I followed the link. You know what they think is “very hot?”

They were expecting it to be between 97 and 102. (OK, actually it turned out to be 104 there; but that wasn’t what was forecast this morning.) Really. What we would consider to be middlin’ warm here in Famously Hot Columbia, SC. A good day for seersucker, perhaps, but no use complaining…

So I reTweeted that, adding the message, “Oh, yeah? Well, it’s going to be 107 here, you wimps…”

As it turns out, I was being modest, as you can see from the actual screenshot from my phone this afternoon.

Earlier, on NPR, I had heard someone marveling over how hot it was supposed to be in various places across the country. No mention of Columbia. And none of the forecasts cited were as hot as it was supposed to get here.

28 thoughts on “D.C. wimps can’t handle FAMOUSLY Hot…

  1. Jeff Miller


    Guess what? It IS very hot in Washington, D.C., today, and saying so isn’t whining, not when the National Weather Service issues an Excessive Heat Warning for the District. http://wxch.nl/OKSWVc) “Very hot” seems pretty accurate to me.

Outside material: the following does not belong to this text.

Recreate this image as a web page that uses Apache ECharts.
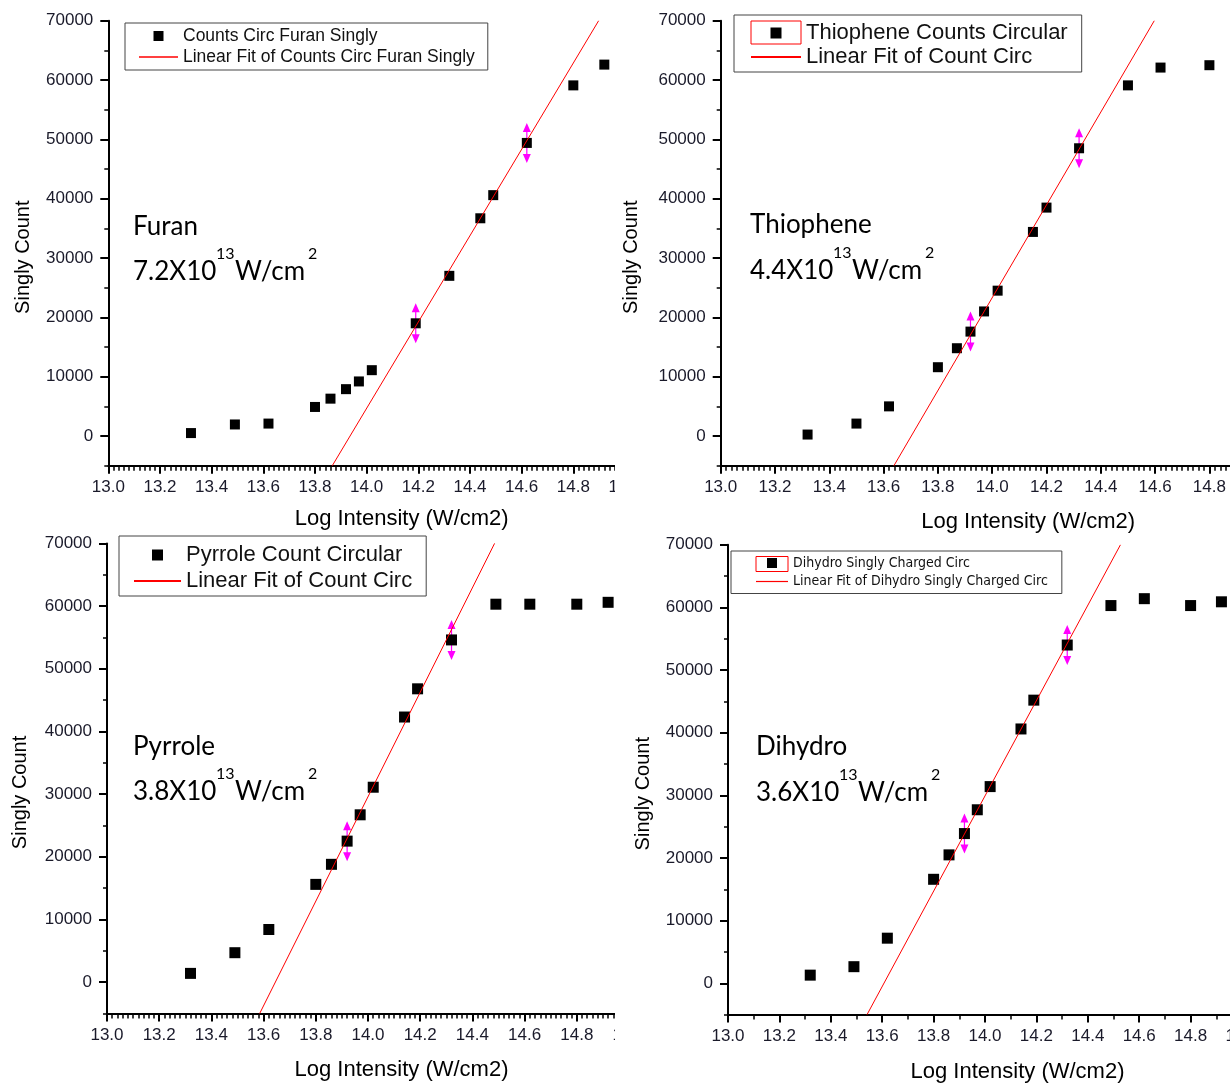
<!DOCTYPE html>
<html lang="en">
<head>
  <meta charset="UTF-8">
  <title>Singly Count vs Log Intensity</title>
  <style>
    *{
      margin: 0;
      padding: 0;
    }
    body{
      position: relative;
      width: 1230px;
      height: 1083px;
      background: #ffffff;
      overflow: hidden;
    }
    .panel{
      position: absolute;
      overflow: hidden;
    }
    .panel .chart{
      width: 720px;
      height: 100%;
    }
  </style>
</head>
<body>
<div class="panel" style="left:0;top:0;width:615px;height:536px"><div class="chart" id="chart-furan"></div></div>
<div class="panel" style="left:615px;top:0;width:615px;height:536px"><div class="chart" id="chart-thio"></div></div>
<div class="panel" style="left:0;top:530px;width:615px;height:553px"><div class="chart" id="chart-pyr"></div></div>
<div class="panel" style="left:615px;top:530px;width:615px;height:553px"><div class="chart" id="chart-dih"></div></div>

<script src="https://cdn.jsdelivr.net/npm/echarts@6.0.0/dist/echarts.min.js"></script>
<script>
  // ---- data ----
  var yTickValues = [0, 10000, 20000, 30000, 40000, 50000, 60000, 70000];

  // Furan
  var furanX = [13.32, 13.49, 13.62, 13.80, 13.86, 13.92, 13.97, 14.02, 14.19, 14.32, 14.44, 14.49, 14.62, 14.80, 14.92];
  var furanY = [500, 1950, 2100, 4900, 6300, 7900, 9200, 11100, 19000, 27000, 36700, 40600, 49400, 59100, 62600];
  var furanFitX = [13.867, 14.898];
  var furanFitY = [-5000, 70000];
  var furanMarkX = [14.19, 14.62];
  var furanMarkY = [19000, 49400];

  // Thiophene
  var thioX = [13.32, 13.50, 13.62, 13.80, 13.87, 13.92, 13.97, 14.02, 14.15, 14.20, 14.32, 14.50, 14.62, 14.80];
  var thioY = [250, 2100, 5000, 11600, 14800, 17600, 21000, 24500, 34400, 38500, 48500, 59100, 62100, 62500];
  var thioFitX = [13.638, 14.597];
  var thioFitY = [-5000, 70000];
  var thioMarkX = [13.92, 14.32];
  var thioMarkY = [17600, 48500];

  // Pyrrole
  var pyrX = [13.32, 13.49, 13.62, 13.80, 13.86, 13.92, 13.97, 14.02, 14.14, 14.19, 14.32, 14.49, 14.62, 14.80, 14.92];
  var pyrY = [1400, 4700, 8400, 15600, 18800, 22500, 26700, 31100, 42300, 46800, 54600, 60300, 60300, 60300, 60600];
  var pyrFitX = [13.585, 14.485];
  var pyrFitY = [-5000, 70000];
  var pyrMarkX = [13.92, 14.32];
  var pyrMarkY = [22500, 54600];

  // Dihydro
  var dihX = [13.32, 13.49, 13.62, 13.80, 13.86, 13.92, 13.97, 14.02, 14.14, 14.19, 14.32, 14.49, 14.62, 14.80, 14.92];
  var dihY = [1300, 2650, 7200, 16600, 20500, 23900, 27700, 31400, 40600, 45200, 54000, 60300, 61400, 60300, 60900];
  var dihFitX = [13.541, 14.527];
  var dihFitY = [-5000, 70000];
  var dihMarkX = [13.92, 14.32];
  var dihMarkY = [23900, 54000];

  var FONT = "'Liberation Sans', Arial, sans-serif";
  var ANNO_FONT = "Lato, 'Noto Sans', sans-serif";
  // double headed arrow used for the fit range markers
  var ARROW = 'path://M4,0 L8,9 L4.6,9 L4.6,31 L8,31 L4,40 L0,31 L3.4,31 L3.4,9 L0,9 Z';
  // legend icons: a small square and a thin bar (paths keep their aspect)
  var SQUARE_ICON = 'path://M0,0 L10,0 L10,10 L0,10 Z';
  var LINE_ICON = 'path://M0,0 L40,0 L40,1.5 L0,1.5 Z';

  function zip(xs, ys) {
    return xs.map(function (x, i) { return [x, ys[i]]; });
  }

  function annoText(text, x, y, size) {
    return {
      type: 'text',
      x: x,
      y: y,
      style: {
        text: text,
        fontFamily: ANNO_FONT,
        fontSize: size,
        fill: '#000',
        verticalAlign: 'middle'
      }
    };
  }

  function makeOption(p) {
    var a = p.anno;
    var graphic = [
      annoText(p.name, a.x, a.y1, 26),
      annoText(p.coeff, a.x, a.y2, 26),
      annoText('13', a.x + 83, a.y2 - 18, 16),
      annoText('W/cm', a.x + 102, a.y2, 26),
      annoText('2', a.x + 175, a.y2 - 18, 16)
    ];
    if (p.redBox) {
      graphic.push({
        type: 'rect',
        shape: { x: p.redBox[0], y: p.redBox[1], width: p.redBox[2], height: p.redBox[3] },
        style: { fill: 'none', stroke: '#ff0000', lineWidth: 1 },
        z: 100
      });
    }
    return {
      animation: false,
      textStyle: { fontFamily: FONT },
      grid: {
        left: p.grid[0], top: p.grid[1], width: p.grid[2], height: p.grid[3],
        outerBoundsMode: 'none'
      },
      legend: {
        orient: 'vertical',
        left: p.legend.left,
        top: p.legend.top,
        padding: p.legend.padding,
        itemWidth: p.legend.itemWidth,
        itemHeight: p.legend.itemHeight,
        itemGap: p.legend.itemGap,
        symbolKeepAspect: true,
        borderColor: '#444',
        borderWidth: 1,
        textStyle: {
          fontFamily: p.legend.font || FONT,
          fontSize: p.legend.fontSize,
          lineHeight: p.legend.lineHeight,
          color: '#111'
        },
        data: [
          { name: p.dataName, icon: SQUARE_ICON, itemStyle: { color: '#000', opacity: 1 } },
          { name: p.fitName, icon: LINE_ICON, itemStyle: { color: '#ff0000', opacity: 1 } }
        ]
      },
      xAxis: {
        type: 'value',
        min: 13,
        max: 15,
        interval: 0.2,
        axisLine: { show: true, onZero: false, lineStyle: { color: '#000', width: 2 } },
        axisTick: { show: true, length: 8, lineStyle: { color: '#000', width: 2 } },
        minorTick: { show: true, splitNumber: p.minorSplit, length: 5, lineStyle: { color: '#000', width: 1.5 } },
        axisLabel: {
          fontSize: 17,
          color: '#1a1a2a',
          margin: 13,
          formatter: function (v) { return v.toFixed(1); }
        },
        splitLine: { show: false },
        name: 'Log Intensity (W/cm2)',
        nameLocation: 'middle',
        nameGap: p.xNameGap,
        nameTextStyle: { fontSize: 22, color: '#000', padding: [0, 0, 0, p.xNameShift] }
      },
      yAxis: [{
        type: 'value',
        min: -5000,
        max: 70000,
        position: 'left',
        axisLine: { show: true, onZero: false, lineStyle: { color: '#000', width: 2 } },
        axisTick: { show: true, length: 8, customValues: yTickValues, lineStyle: { color: '#000', width: 2 } },
        axisLabel: {
          customValues: yTickValues,
          fontSize: 17,
          color: '#1a1a2a',
          margin: 15,
          formatter: function (v) { return String(v); }
        },
        splitLine: { show: false },
        name: 'Singly Count',
        nameLocation: 'middle',
        nameGap: p.yNameGap,
        nameTextStyle: { fontSize: 20, color: '#000', padding: [0, 28, 0, 0] }
      }, {
        // minor ticks every 5000
        type: 'value',
        min: -5000,
        max: 70000,
        interval: 5000,
        position: 'left',
        axisLine: { show: false },
        axisTick: { show: true, length: 4, lineStyle: { color: '#000', width: 1.5 } },
        axisLabel: { show: false },
        splitLine: { show: false }
      }],
      series: [{
        name: 'fit range',
        type: 'scatter',
        symbol: ARROW,
        symbolSize: [8, 40],
        itemStyle: { color: '#ff00ff', opacity: 1 },
        data: zip(p.markX, p.markY),
        z: 1,
        silent: true
      }, {
        name: p.dataName,
        type: 'scatter',
        symbol: 'rect',
        symbolSize: p.symbolSize,
        itemStyle: { color: '#000', opacity: 1 },
        data: zip(p.x, p.y),
        z: 2
      }, {
        name: p.fitName,
        type: 'line',
        symbol: 'none',
        itemStyle: { color: '#ff0000' },
        lineStyle: { color: '#ff0000', width: 1 },
        data: zip(p.fitX, p.fitY),
        z: 3
      }],
      graphic: graphic
    };
  }

  var panels = [{
    el: 'chart-furan',
    x: furanX, y: furanY, fitX: furanFitX, fitY: furanFitY, markX: furanMarkX, markY: furanMarkY,
    dataName: 'Counts Circ Furan Singly', fitName: 'Linear Fit of Counts Circ Furan Singly',
    name: 'Furan', coeff: '7.2X10',
    grid: [108.3, 20.7, 516.7, 445], minorSplit: 10, symbolSize: 10,
    xNameGap: 42, xNameShift: 70, yNameGap: 75,
    legend: { left: 125, top: 23, padding: [4, 13, 4, 14], itemWidth: 39, itemHeight: 10, itemGap: 3, fontSize: 17.5, lineHeight: 18 },
    anno: { x: 133, y1: 227, y2: 272 }
  }, {
    el: 'chart-thio',
    x: thioX, y: thioY, fitX: thioFitX, fitY: thioFitY, markX: thioMarkX, markY: thioMarkY,
    dataName: 'Thiophene Counts Circular', fitName: 'Linear Fit of Count Circ',
    name: 'Thiophene', coeff: '4.4X10',
    grid: [105.7, 20.7, 543, 445], minorSplit: 10, symbolSize: 10,
    xNameGap: 45, xNameShift: 72, yNameGap: 79,
    legend: { left: 119, top: 15, padding: [7, 14, 4, 17], itemWidth: 50, itemHeight: 11, itemGap: 2, fontSize: 22, lineHeight: 22 },
    redBox: [136, 21, 50, 23],
    anno: { x: 135, y1: 225, y2: 271 }
  }, {
    el: 'chart-pyr',
    x: pyrX, y: pyrY, fitX: pyrFitX, fitY: pyrFitY, markX: pyrMarkX, markY: pyrMarkY,
    dataName: 'Pyrrole Count Circular', fitName: 'Linear Fit of Count Circ',
    name: 'Pyrrole', coeff: '3.8X10',
    grid: [107, 13.4, 522, 470.1], minorSplit: 10, symbolSize: 11,
    xNameGap: 45, xNameShift: 67, yNameGap: 77,
    legend: { left: 119, top: 6, padding: [8, 14, 4, 15], itemWidth: 47, itemHeight: 11, itemGap: 4, fontSize: 22, lineHeight: 22 },
    anno: { x: 133, y1: 217, y2: 262 }
  }, {
    el: 'chart-dih',
    x: dihX, y: dihY, fitX: dihFitX, fitY: dihFitY, markX: dihMarkX, markY: dihMarkY,
    dataName: 'Dihydro Singly Charged Circ', fitName: 'Linear Fit of Dihydro Singly Charged Circ',
    name: 'Dihydro', coeff: '3.6X10',
    grid: [113, 14.8, 514, 469.8], minorSplit: 2, symbolSize: 11,
    xNameGap: 46, xNameShift: 65, yNameGap: 75,
    legend: { left: 116, top: 21, padding: [4, 14, 4, 25], itemWidth: 32, itemHeight: 10, itemGap: 2.5, fontSize: 14, lineHeight: 16,
              font: "'Liberation Sans Narrow', 'DejaVu Sans Condensed', sans-serif" },
    redBox: [141, 26.5, 32, 15],
    anno: { x: 141, y1: 217, y2: 263 }
  }];

  panels.forEach(function (p) {
    var chart = echarts.init(document.getElementById(p.el), null, { renderer: 'canvas' });
    chart.setOption(makeOption(p));
  });
</script>
</body>
</html>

    Besides, it was 118 degrees in Sulaibiya, Kuwait, today.

    Who’s the wimp, now?


  2. Burl Burlingame

    Given their record on other issues this week, it’s the perfect time for Retropublicans to claim that global warming is a hoax.

  3. Joanne

    My daughter texted me Wednesday that the drivers in Seattle were having trouble driving in morning traffic because the sun was in their eyes according the KING-TV Traffic report.

    Two years ago when we were out there they were opening libraries and spray pools for the 85-degree “heat wave.”


  4. `Kathryn Braun Fenner

    @Joanne–I was quite miserable during a low 80s heat wave in London–the buildings are built to avoid drafts, not increase ventilation, and there is no A/C. It’s also humid. At least we are civilized here in famously hot Cola!

  5. Steven Davis II

    Burl – What about the Democrats who don’t believe in global warming?

    Have you been talking to bud again?

  6. Joanne

    Not sure about the “-henge” part, but they did celebrate the Solstice while I was out there.

  7. Silence

    Well, considering that the previous SC record highs were set in 1925 and 1954, I’d say that there’s hardly an established warming trend.

  8. Doug Ross

    @Silence – you know you can’t enter that information into the discussion… it’s only current data that matters when discussing global warming.

    If the government could just DO something to control the weather!

  9. `Kathryn Braun Fenner

    Well, considering the USDA gardening zones have been moved a half-step hotter, I’d say we have global warming…

    Also, the hottest summer last year, hottest winter, and hottest spring.

    It’s more accurately described as climate change–freakier weather over all—harsher storms, for example.

  10. Silence

    OK, I should have been more specific. Obviously our global greenhouse gas emissions reach the sun, and increase the sun’s energy output and sunspot activity. Just like they our activity caused the Medieval Warm Period from about 950-1250 and the subsequent Little Ice Age.

    I’ll bet that both of those periods would have moved the USDA gardening zones around, too.

  11. Burl Burlingame

    Kathryn is right — “global warming” was always a mischaracterization. We’re having climate change with extreme swings thanks to greenhousing.

  12. Steven Davis II

    Around here you’re only allowed to listen to NPR and Al Gore on matters involving weather.

  13. Brad

    That reminds me of something I’ve been meaning to write about here. In his books 1491 and 1493, Charles Mann reveals something most of us are unaware of — that the virgin wilderness that Europeans thought they found here, with its Adam-like native peoples living in such harmony with nature, is a huge misconception.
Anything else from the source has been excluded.